Forst, a Harvard University graduate who grew up on Chicago’s South Side, joined Goldman Sachs in 1994 from Bankers Trust Co., where he was head of U.S. loan sales and trading. A former chief of staff for Goldman’s equities division, he was appointed chief administrative officer of the firm in February 2004. Forst, 47, was not available to talk about his plans.

But he has a formidable task ahead. First, he will have to reassure GSAM customers.

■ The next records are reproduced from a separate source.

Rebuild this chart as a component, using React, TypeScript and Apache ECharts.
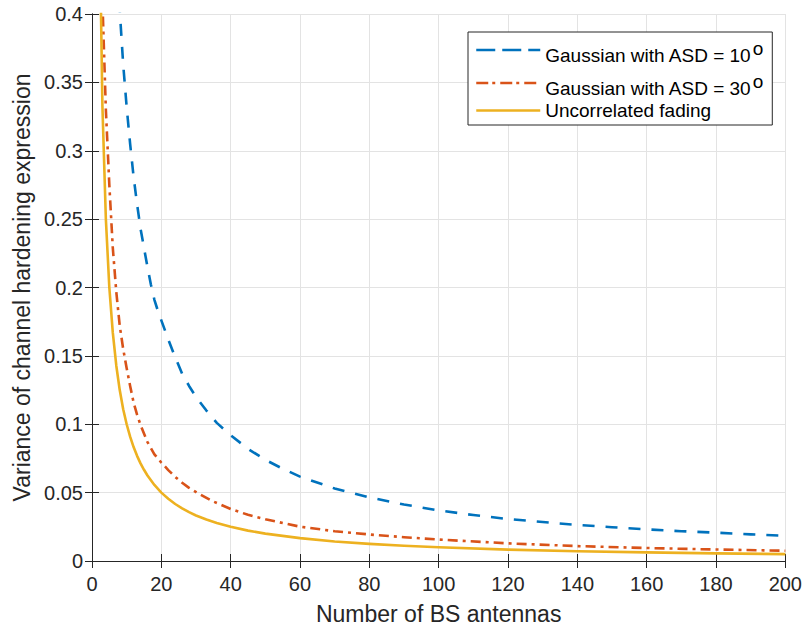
import React, { useEffect, useRef } from "react";
import * as echarts from "echarts";

// Number of BS antennas (M) and variance of the channel hardening expression
const asd10M = [7, 8, 9, 10, 11, 12, 13, 14, 15, 16, 17, 18, 19, 20, 22, 24, 26, 28, 30, 33, 36, 40, 45, 50, 55, 60, 70, 80, 90, 100, 110, 120, 130, 140, 150, 160, 170, 180, 190, 200];
const asd10Var = [0.46, 0.403, 0.363, 0.332, 0.305, 0.281, 0.261, 0.243, 0.229, 0.215, 0.202, 0.191, 0.183, 0.176, 0.162, 0.149, 0.137, 0.128, 0.12, 0.11, 0.101, 0.092, 0.082, 0.074, 0.0675, 0.0617, 0.053, 0.0465, 0.0413, 0.037, 0.0336, 0.0307, 0.0285, 0.0264, 0.0247, 0.0231, 0.0218, 0.0207, 0.0195, 0.0185];

const asd30M = [2, 3, 4, 5, 6, 7, 8, 9, 10, 11, 12, 13, 14, 16, 18, 20, 22, 24, 26, 28, 31, 35, 40, 45, 50, 60, 70, 80, 90, 100, 120, 140, 160, 180, 200];
const asd30Var = [0.6, 0.41, 0.33, 0.275, 0.229, 0.197, 0.172, 0.155, 0.141, 0.128, 0.116, 0.107, 0.0995, 0.087, 0.078, 0.072, 0.0665, 0.0615, 0.0572, 0.0535, 0.049, 0.0435, 0.038, 0.0338, 0.0305, 0.0251, 0.0218, 0.0194, 0.0174, 0.0157, 0.0129, 0.0109, 0.0095, 0.0084, 0.0075];

const uncorrM = [2, 3, 4, 5, 6, 7, 8, 9, 10, 11, 12, 13, 14, 15, 16, 18, 20, 22, 24, 26, 28, 30, 33, 36, 40, 45, 50, 60, 70, 80, 90, 100, 120, 140, 160, 180, 200];
const uncorrVar = [0.5, 0.333, 0.25, 0.2, 0.167, 0.143, 0.125, 0.111, 0.1, 0.0909, 0.0833, 0.0769, 0.0714, 0.0667, 0.0625, 0.0556, 0.05, 0.0455, 0.0417, 0.0385, 0.0357, 0.0333, 0.0303, 0.0278, 0.025, 0.0222, 0.02, 0.0167, 0.0143, 0.0125, 0.0111, 0.01, 0.0083, 0.0071, 0.0063, 0.0056, 0.005];

const seriesNames = ["Gaussian with ASD = 10", "Gaussian with ASD = 30", "Uncorrelated fading"];
const seriesColors = ["#0072BD", "#D95319", "#EDB120"];

const xTicks = { min: 0, max: 200, interval: 20 };
const yTicks = { min: 0, max: 0.4, interval: 0.05 };

const FONT = "'Liberation Sans', Arial, Helvetica, sans-serif";
const INK = "#262626";

const pairs = (xs: number[], ys: number[]) => xs.map((x, i) => [x, ys[i]]);

export default function App() {
  const ref = useRef<HTMLDivElement>(null);

  useEffect(() => {
    if (!ref.current) return;
    const chart = echarts.init(ref.current, null, { renderer: "svg" });

    const tick = { show: true, inside: true, length: 7, lineStyle: { color: INK, width: 1 } };
    const line = { show: true, lineStyle: { color: INK, width: 1 } };

    // Degree mark drawn as a raised "o" after the angle value
    const legendLabel = (name: string) =>
      name.startsWith("Gaussian") ? `{t|${name}}{s|o}` : `{u|${name}}`;

    const curve = (i: number, xs: number[], ys: number[], type: any) => ({
      name: seriesNames[i],
      type: "line",
      symbol: "none",
      showSymbol: false,
      clip: true,
      data: pairs(xs, ys),
      lineStyle: { color: seriesColors[i], width: 2.6, type, join: "round" },
      itemStyle: { color: seriesColors[i] },
    });

    chart.setOption({
      animation: false,
      backgroundColor: "#ffffff",
      grid: { left: 92, right: 18, top: 14, bottom: 67, containLabel: false },
      legend: {
        orient: "vertical",
        left: 468,
        top: 32,
        itemWidth: 64,
        itemHeight: 14,
        itemGap: 3,
        padding: [3, 9, 5, 7],
        backgroundColor: "#ffffff",
        borderColor: INK,
        borderWidth: 1,
        borderRadius: 0,
        selectedMode: false,
        itemStyle: { opacity: 0 },
        formatter: legendLabel,
        textStyle: {
          fontFamily: FONT,
          color: "#000000",
          rich: {
            t: { fontFamily: FONT, fontSize: 19, lineHeight: 30, color: "#000000", padding: [11, 0, 0, 0] },
            s: { fontFamily: FONT, fontSize: 19, lineHeight: 23, color: "#000000", padding: [4, 0, 0, 1], verticalAlign: "top" },
            u: { fontFamily: FONT, fontSize: 19, lineHeight: 19, color: "#000000" },
          },
        },
        data: [
          { name: seriesNames[0], itemStyle: { opacity: 0 }, lineStyle: { type: [19, 7], width: 2.5, color: seriesColors[0] } },
          { name: seriesNames[1], itemStyle: { opacity: 0 }, lineStyle: { type: [12, 4, 3, 5], width: 2.5, color: seriesColors[1] } },
          { name: seriesNames[2], itemStyle: { opacity: 0 }, lineStyle: { type: "solid", width: 2.5, color: seriesColors[2] } },
        ],
      },
      xAxis: [
        {
          type: "value",
          ...xTicks,
          position: "bottom",
          name: "Number of BS antennas",
          nameLocation: "middle",
          nameGap: 41,
          nameTextStyle: { fontFamily: FONT, fontSize: 23, color: INK },
          axisLine: line,
          axisTick: tick,
          axisLabel: { fontFamily: FONT, fontSize: 20, color: INK, margin: 13 },
          splitLine: { show: true, lineStyle: { color: "#e3e3e3", width: 1 } },
        },
        {
          type: "value",
          ...xTicks,
          position: "top",
          axisLine: line,
          axisTick: tick,
          axisLabel: { show: false },
          splitLine: { show: false },
        },
      ],
      yAxis: [
        {
          type: "value",
          ...yTicks,
          position: "left",
          name: "Variance of channel hardening expression",
          nameLocation: "middle",
          nameGap: 55,
          nameTextStyle: { fontFamily: FONT, fontSize: 23, color: INK },
          axisLine: line,
          axisTick: tick,
          axisLabel: {
            fontFamily: FONT,
            fontSize: 20,
            color: INK,
            margin: 9,
            formatter: (v: number) => String(parseFloat(v.toFixed(2))),
          },
          splitLine: { show: true, lineStyle: { color: "#e3e3e3", width: 1 } },
        },
        {
          type: "value",
          ...yTicks,
          position: "right",
          axisLine: line,
          axisTick: tick,
          axisLabel: { show: false },
          splitLine: { show: false },
        },
      ],
      series: [
        curve(0, asd10M, asd10Var, [12, 11]),
        curve(1, asd30M, asd30Var, [10, 5, 3, 5]),
        curve(2, uncorrM, uncorrVar, "solid"),
      ],
    });

    return () => chart.dispose();
  }, []);

  return (
    <div
      ref={ref}
      style={{ position: "absolute", left: 0, top: 0, width: 805, height: 630, background: "#ffffff" }}
    />
  );
}
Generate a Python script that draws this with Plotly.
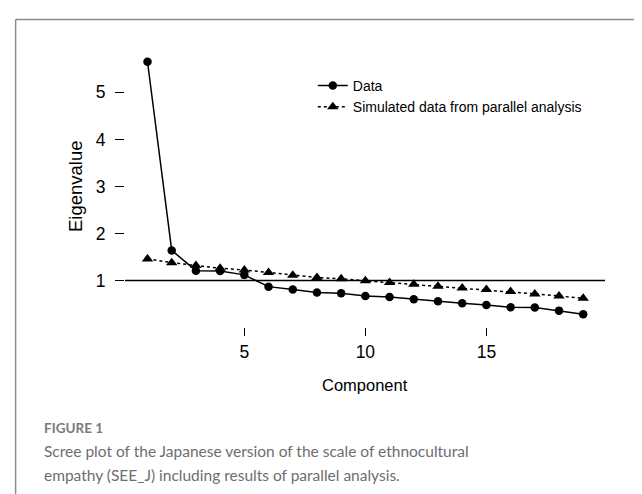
import plotly.graph_objects as go

components = list(range(1, 20))
data_eig = [5.65, 1.64, 1.21, 1.20, 1.12, 0.87, 0.81, 0.745, 0.73, 0.67,
            0.65, 0.60, 0.56, 0.515, 0.48, 0.43, 0.425, 0.36, 0.285]
sim_eig = [1.46, 1.38, 1.32, 1.26, 1.225, 1.17, 1.11, 1.065, 1.035, 0.995,
           0.96, 0.92, 0.88, 0.84, 0.81, 0.765, 0.715, 0.67, 0.625]
x_ticks = [5, 10, 15]
y_ticks = [1, 2, 3, 4, 5]

W, H = 642, 494
L, R, T, B = 117, 44.5, 42, 175
pw, ph = W - L - R, H - T - B


def px(xp):
    return (xp - L) / pw


def py(yp):
    return (H - B - yp) / ph


fig = go.Figure()
fig.add_trace(go.Scatter(
    x=components, y=data_eig, mode="lines+markers", name="Data",
    line=dict(color="black", width=1.5),
    marker=dict(symbol="circle", size=8.5, color="black"),
))
fig.add_trace(go.Scatter(
    x=components, y=sim_eig, mode="lines+markers",
    name="Simulated data from parallel analysis",
    line=dict(color="black", width=1.5, dash="3px,3px"),
    marker=dict(symbol="triangle-up", size=10, color="black"),
))

fig.add_shape(type="line", xref="paper", yref="y", x0=0, x1=1, y0=1, y1=1,
              line=dict(color="black", width=1.6), layer="below")

# outer frame (top and left edges)
fig.add_shape(type="line", xref="paper", yref="paper",
              x0=px(7.5), x1=px(645), y0=py(11.5), y1=py(11.5),
              line=dict(color="#8c8c8c", width=1.5))
fig.add_shape(type="line", xref="paper", yref="paper",
              x0=px(7.5), x1=px(7.5), y0=py(11.5), y1=py(500),
              line=dict(color="#8c8c8c", width=1.5))

font_main = "Liberation Sans, Arial, sans-serif"
fig.add_annotation(text="Component", xref="paper", yref="paper",
                   x=px(357), y=py(377), showarrow=False,
                   font=dict(family=font_main, size=16.5, color="black"),
                   xanchor="center", yanchor="middle")
fig.add_annotation(text="Eigenvalue", xref="paper", yref="paper",
                   x=px(67), y=py(178), showarrow=False, textangle=-90,
                   font=dict(family=font_main, size=18.5, color="black"),
                   xanchor="center", yanchor="middle")

cap_font = "Lato, Open Sans, sans-serif"
fig.add_annotation(text="FIGURE 1", xref="paper", yref="paper",
                   x=px(34), y=py(420), showarrow=False,
                   font=dict(family=cap_font, size=13.5, color="#7a7a7a",
                             weight="bold"),
                   xanchor="left", yanchor="middle")
fig.add_annotation(text="Scree plot of the Japanese version of the scale of ethnocultural",
                   xref="paper", yref="paper", x=px(34), y=py(443), showarrow=False,
                   font=dict(family=cap_font, size=15.5, color="#6e6e6e"),
                   xanchor="left", yanchor="middle")
fig.add_annotation(text="empathy (SEE_J) including results of parallel analysis.",
                   xref="paper", yref="paper", x=px(34), y=py(467), showarrow=False,
                   font=dict(family=cap_font, size=15.5, color="#6e6e6e"),
                   xanchor="left", yanchor="middle")

fig.update_layout(
    width=W, height=H,
    margin=dict(l=L, r=R, t=T, b=B, pad=0),
    paper_bgcolor="white", plot_bgcolor="white",
    font=dict(family=font_main, color="black"),
    showlegend=True,
    legend=dict(x=px(305), y=py(62), xanchor="left", yanchor="top",
                bgcolor="rgba(0,0,0,0)", itemwidth=30,
                font=dict(family=font_main, size=14, color="black"),
                tracegroupgap=0),
    xaxis=dict(range=[0.07, 19.9], tickvals=x_ticks, ticks="outside",
               ticklen=8, tickwidth=1, tickcolor="black", showline=False,
               showgrid=False, zeroline=False, ticklabelstandoff=1,
               tickfont=dict(family=font_main, size=17.5, color="black")),
    yaxis=dict(range=[0.012, 5.9], tickvals=y_ticks, ticks="outside",
               ticklen=9, tickwidth=1, tickcolor="black", showline=False,
               showgrid=False, zeroline=False, ticklabelstandoff=6,
               tickfont=dict(family=font_main, size=17.5, color="black")),
)

fig.write_html("out.html")
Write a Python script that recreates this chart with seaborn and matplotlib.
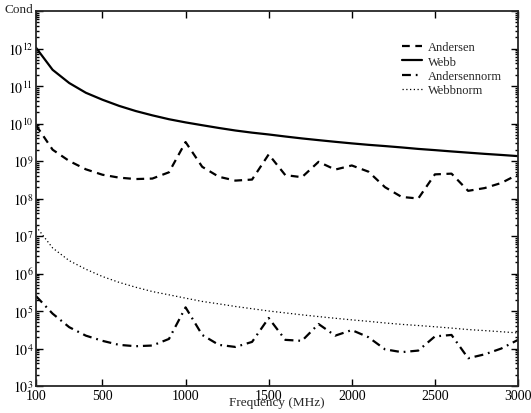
import math
import matplotlib
matplotlib.use("Agg")
import matplotlib.pyplot as plt
import matplotlib.ticker as mticker
import pandas as pd
import seaborn as sns

# values (100 MHz steps)
freq = list(range(100, 3001, 100))

andersen = [9.0e9, 2.0e9, 1.0e9, 6.0e8, 4.3e8, 3.6e8, 3.3e8, 3.4e8, 5.0e8, 3.2e9,
            7.0e8, 3.8e8, 3.0e8, 3.2e8, 1.5e9, 4.2e8, 3.7e8, 9.5e8, 5.9e8, 7.6e8,
            5.2e8, 2.0e8, 1.1e8, 1.0e8, 4.4e8, 4.6e8, 1.6e8, 1.9e8, 2.6e8, 4.4e8]

webb = [1.05e12, 2.7e11, 1.2e11, 6.6e10, 4.3e10, 2.95e10, 2.15e10, 1.65e10, 1.3e10, 1.07e10,
        9.0e9, 7.6e9, 6.5e9, 5.7e9, 5.1e9, 4.5e9, 4.0e9, 3.6e9, 3.25e9, 2.95e9,
        2.7e9, 2.5e9, 2.3e9, 2.1e9, 1.95e9, 1.8e9, 1.67e9, 1.55e9, 1.45e9, 1.35e9]

andersennorm = [2.5e5, 8.5e4, 3.7e4, 2.2e4, 1.6e4, 1.25e4, 1.15e4, 1.2e4, 1.8e4, 1.25e5,
                2.3e4, 1.25e4, 1.1e4, 1.5e4, 6.5e4, 1.7e4, 1.6e4, 4.5e4, 2.2e4, 3.1e4,
                2.0e4, 9.5e3, 8.0e3, 8.8e3, 2.1e4, 2.3e4, 5.5e3, 7.0e3, 1.0e4, 1.7e4]

webbnorm = [1.8e7, 4.8e6, 2.2e6, 1.3e6, 8.3e5, 5.8e5, 4.3e5, 3.3e5, 2.7e5, 2.2e5,
            1.8e5, 1.55e5, 1.32e5, 1.15e5, 1.0e5, 8.9e4, 7.9e4, 7.1e4, 6.4e4, 5.8e4,
            5.3e4, 4.8e4, 4.4e4, 4.1e4, 3.8e4, 3.5e4, 3.2e4, 3.0e4, 2.8e4, 2.6e4]

series_names = ["Andersen", "Webb", "Andersennorm", "Webbnorm"]
series_vals = [andersen, webb, andersennorm, webbnorm]
x_ticks = [100, 500, 1000, 1500, 2000, 2500, 3000]

rows = []
for name, vals in zip(series_names, series_vals):
    for f, v in zip(freq, vals):
        rows.append({"freq": f, "cond": v, "series": name})
df = pd.DataFrame(rows)

sns.set_style("ticks")
plt.rcParams["font.family"] = ["Liberation Serif", "DejaVu Serif"]
plt.rcParams["mathtext.fontset"] = "stix"

fig = plt.figure(figsize=(5.31, 4.14), dpi=100)
ax = fig.add_axes([36 / 531, 27 / 414, 482 / 531, 375 / 414])

styles = {
    "Andersen": dict(linestyle=(0, (3.5, 2.5)), linewidth=1.6),
    "Webb": dict(linestyle="-", linewidth=1.6),
    "Andersennorm": dict(linestyle=(0, (4, 2.2, 0.8, 2.2)), linewidth=1.6),
    "Webbnorm": dict(linestyle=(0, (1, 2)), linewidth=0.9),
}

for name in series_names:
    sub = df[df["series"] == name]
    sns.lineplot(data=sub, x="freq", y="cond", ax=ax, color="black",
                 label=name, **styles[name])

ax.set_yscale("log")
ax.set_xlim(100, 3000)
ax.set_ylim(1e3, 1e13)
ax.set_xticks(x_ticks)
ax.set_xticklabels([str(t) for t in x_ticks])
ax.xaxis.set_minor_locator(mticker.NullLocator())
ax.yaxis.set_major_locator(mticker.FixedLocator([10.0 ** k for k in range(3, 14)]))
ax.yaxis.set_minor_locator(mticker.FixedLocator(
    [m * 10.0 ** k for k in range(3, 13) for m in range(2, 10)]))
ax.yaxis.set_major_formatter(mticker.FuncFormatter(
    lambda v, p: "" if v >= 1e13 else r"$10^{%d}$" % round(math.log10(v))))
ax.yaxis.set_minor_formatter(mticker.NullFormatter())

ax.tick_params(which="both", direction="in", top=True, right=True,
               labelsize=10, width=1.0, colors="black")
ax.tick_params(which="major", length=5, pad=2)
ax.tick_params(which="minor", length=2.5)
for s in ax.spines.values():
    s.set_linewidth(1.3)

ax.set_xlabel("Frequency (MHz)", fontsize=9.5, labelpad=-4)
ax.set_ylabel("Cond", fontsize=9.5, rotation=0, va="center", ha="center")
ax.yaxis.set_label_coords(-0.035, 1.006)

leg = ax.legend(loc="upper left", bbox_to_anchor=(0.735, 0.95), frameon=False,
                fontsize=9, handlelength=1.6, handletextpad=0.5, labelspacing=0.2)

fig.savefig("out.png", dpi=100)
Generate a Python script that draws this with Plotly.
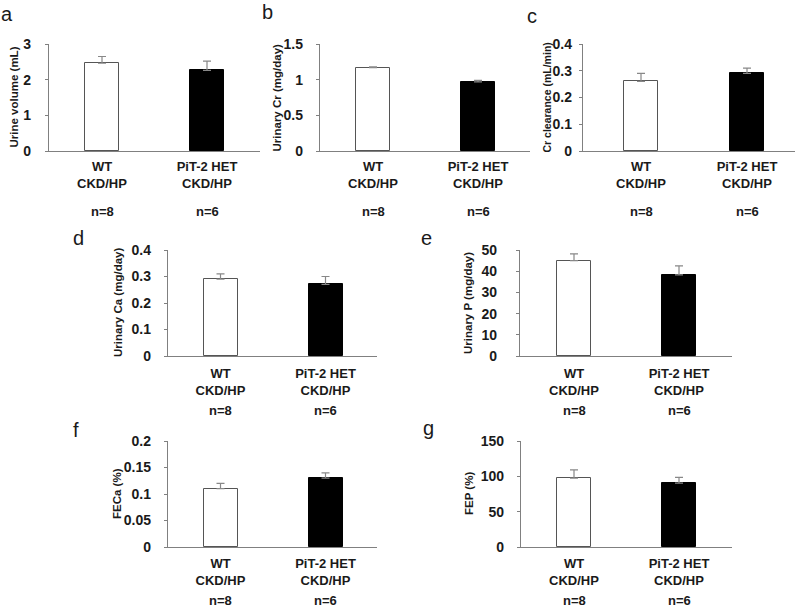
import plotly.graph_objects as go

W, H = 800, 608

categories = ["WT<br>CKD/HP", "PiT-2 HET<br>CKD/HP"]
n_labels = ["n=8", "n=6"]

panel_letters = ["a", "b", "c", "d", "e", "f", "g"]
y_titles = ["Urine volume (mL)", "Urinary Cr (mg/day)", "Cr clearance (mL/min)",
            "Urinary Ca (mg/day)", "Urinary P (mg/day)", "FECa (%)", "FEP (%)"]
means = [[2.46, 2.26], [1.17, 0.97], [0.26, 0.29], [0.29, 0.27],
         [45, 38.3], [0.11, 0.13], [97.5, 90.5]]
errors = [[0.19, 0.26], [0.01, 0.02], [0.03, 0.02], [0.02, 0.03],
          [3.2, 4.2], [0.01, 0.01], [11.5, 8.0]]
y_max = [3, 1.5, 0.4, 0.4, 50, 0.2, 150]
y_step = [1, 0.5, 0.1, 0.1, 10, 0.05, 50]

# geometry in pixels: axis left, axis right, first bar centre, second bar centre, top, bottom
geom = [
    (49, 260, 102, 207, 44, 151),
    (320, 530, 373, 478, 44, 151),
    (583, 795, 641, 747, 44, 151),
    (168, 377, 220.5, 325.5, 250, 356),
    (520, 732, 574, 679, 250, 356),
    (168, 377, 220.5, 325.5, 441, 547),
    (521, 732, 574, 679, 441, 547),
]
n_offset = [60, 60, 60, 54, 54, 53, 53]
y_standoff = [11, 10, 4, 10, 16, 10, 10]
x_standoff = [3, 3, 3, 5, 5, 4, 4]
title_size = [11.5, 11.5, 10.5, 11.5, 11.5, 11.5, 11.5]
letter_pos = [(7, 14), (267, 12), (532, 16), (78, 238), (427, 238), (76, 430), (428, 428)]
title_x = [13, 276, 546, 118, 468, 117, 469]

font_fam = "Liberation Sans, Arial, sans-serif"
txt = "#1a1a1a"

fig = go.Figure()
annotations = []
for i in range(7):
    xl, xr, c0, c1, yt, yb = geom[i]
    sp = c1 - c0
    rng = [(xl - c0) / sp, (xr - c0) / sp]
    ax = "" if i == 0 else str(i + 1)
    fig.add_trace(go.Bar(
        x=[0, 1], y=means[i], width=34 / sp,
        marker=dict(color=["white", "black"], line=dict(color=["#555555", "black"], width=1)),
        error_y=dict(type="data", array=errors[i], arrayminus=[0, 0], symmetric=False,
                     color="#888888", thickness=1.2, width=4),
        xaxis="x" + ax, yaxis="y" + ax, showlegend=False, hoverinfo="skip"))
    fig.update_layout(**{
        "xaxis" + ax: dict(domain=[xl / W, xr / W], range=rng, anchor="y" + ax,
                           tickvals=[0, 1],
                           ticktext=["<b>" + c.replace("<br>", "</b><br><b>") + "</b>" for c in categories],
                           ticks="", automargin=False, fixedrange=True,
                           ticklabelstandoff=x_standoff[i],
                           showline=True, linecolor="#808080", linewidth=1.3,
                           showgrid=False, zeroline=False,
                           tickfont=dict(family=font_fam, size=13, color=txt)),
        "yaxis" + ax: dict(domain=[1 - yb / H, 1 - yt / H], range=[0, y_max[i]],
                           anchor="x" + ax, dtick=y_step[i], tick0=0, automargin=False,
                           fixedrange=True,
                           ticks="outside", ticklen=3, tickcolor="#808080",
                           ticklabelstandoff=y_standoff[i],
                           showline=True, linecolor="#808080", linewidth=1.3,
                           showgrid=False, zeroline=False,
                           tickfont=dict(family=font_fam, size=14, color=txt, weight="bold")),
    })
    for k in range(2):
        annotations.append(dict(x=k, y=1 - (yb + n_offset[i]) / H, xref="x" + ax, yref="paper",
                                text="<b>" + n_labels[k] + "</b>", showarrow=False,
                                font=dict(family=font_fam, size=13, color=txt),
                                xanchor="center", yanchor="middle"))
    annotations.append(dict(x=title_x[i] / W, y=1 - (yt + yb) / 2 / H, xref="paper", yref="paper",
                            text="<b>" + y_titles[i] + "</b>", textangle=-90, showarrow=False,
                            font=dict(family=font_fam, size=title_size[i], color=txt),
                            xanchor="center", yanchor="middle"))
    lx, ly = letter_pos[i]
    annotations.append(dict(x=lx / W, y=1 - ly / H, xref="paper", yref="paper",
                            text=panel_letters[i], showarrow=False,
                            font=dict(family=font_fam, size=20, color=txt),
                            xanchor="center", yanchor="middle"))

fig.update_layout(width=W, height=H, margin=dict(l=0, r=0, t=0, b=0),
                  paper_bgcolor="white", plot_bgcolor="white", template="none",
                  annotations=annotations, bargap=0, hovermode=False)

fig.write_html("out.html", config={"displayModeBar": False},
               post_script="document.body.style.margin='0';document.body.style.overflow='hidden';")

A European pension

fund manager who recently closed a $1 billion global tactical asset allocation portfolio at GSAM says, “To keep the mandate running in rough times, we need to feel this is a top priority for management, and they haven’t been able to convince us this is the case.” The fund closed its three-year contract with GSAM at a loss, this manager says. In an e-mail a GSAM spokeswoman says, “Our No. 1 priority is serving clients, and we are very concerned if a client is disappointed.”

Meanwhile, in an August letter to its client the California Public Employees’ Retirement System, Wilshire Consultants said it was “closely watching” the performance of an enhanced equity mandate run by GSAM for the giant pension fund. CalPERS did renew GSAM’s contract for one year, however. Goldman Sachs’ enhanced U.S. equities mandate lost 12.4 percent versus the -0.1 percent return of its custom benchmark in the year ended December, according to CalPERS’s latest quarterly review. A CalPERS spokesman declined comment.

Although changes at GSAM had been expected after the hedge fund blowups, those changes could work against the group in the short term, say pension fund managers. “Institutional investors don’t like management changes,” notes Geoffrey Bobroff, president of Bobroff Consulting, a fund consulting firm in Rhode Island. “They tend to be concerned about what other changes may follow.”